Swiss voters overwhelmingly reject $2,500 basic income proposal in national referendum
More than three quarters of Swiss voters rejected a revolutionary proposal to award each adult citizen an income estimated at $2,500 per month, regardless of work status, but the idea's backers have claimed a moral victory.
"As a businessman I am a realist and had reckoned with 15 percent support, now it looks like more than 20 percent or maybe even 25 percent. I find that fabulous and sensational," said Basel cafe owner Daniel Haeni, who managed to get the plan on Sunday's ballot, which also contained four other proposals, by collecting over 100,000 signatures.
"When I see the media interest, from abroad as well, then I say we are setting a trend." Haeni told local broadcaster SRF.
76.7 percent of the voters disagreed with the proposal, which did not win approval in a single one of the country's 26 cantons.
Swiss voters also rejected a scheme to limit pay for government-owned company managers, but supported an initiative to speed up asylum request processing.
Universal Basic Income (UBI), which is guaranteed payment of 2,500 Swiss francs ($2,500 or €2,250) per month - though the precise sum was never set - that would have been allocated to every Swiss resident. It has been trialed on a regional scale around the world, but has never been adopted as a national policy.
It was unclear from the idea's supporters if salaries would be counted as part of the basic income - thus turning it into more of a traditional welfare scheme - or whether everyone would be entitled to receive the money regardless.
In the run-up to the vote, the government said that the plan would produce a shortfall of about $25 billion a year, requiring higher taxes, and would damage the economy, increase unemployment, and encouraging inflation.
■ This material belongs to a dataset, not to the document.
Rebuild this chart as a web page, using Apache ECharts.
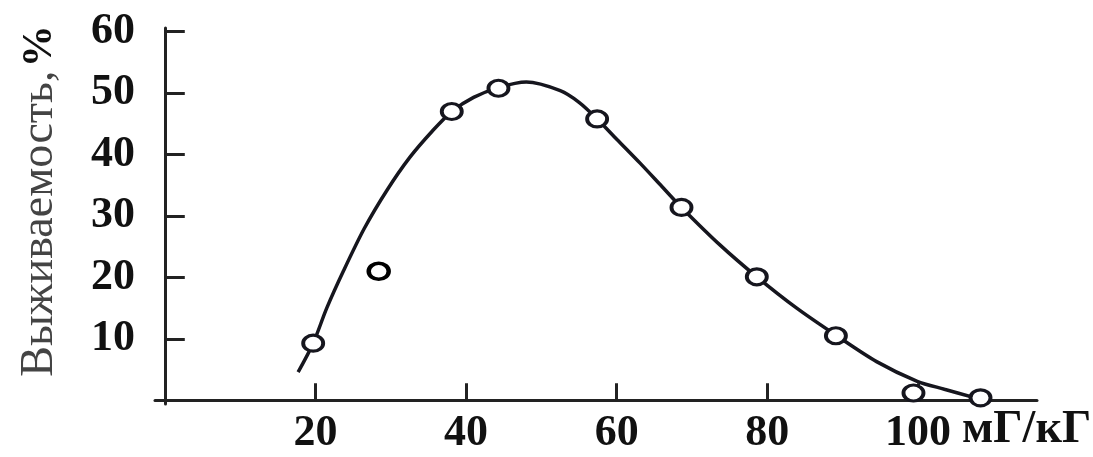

Supporters of the innovative proposal on the left appealed to redistribution of wealth for common good, equality and egalitarianism. Those on the right said the UBI is about cutting the power of the coercive state, reducing welfare and “promoting freedom.”
Overall, all supporters point to the fact that 21st-century jobs are increasingly automated, meaning more and more work in industries and services are being done by robots.
Basic Income Switzerland campaigners say the money is simply a human right and would bring people’s income in line with the cost of living.
The group claims it would encourage innovation as there would be more demand for technology to do the “dirty work” in life. Authorities would save money the ease of making a standard payment rather than a complex myriad of subsidies.
“The basic income strengthens the trend to automate such tasks. It creates the possibility for innovation,” the campaign claimed.
“It gives time for reflection and creates possibilities for experiences we cannot pay for.”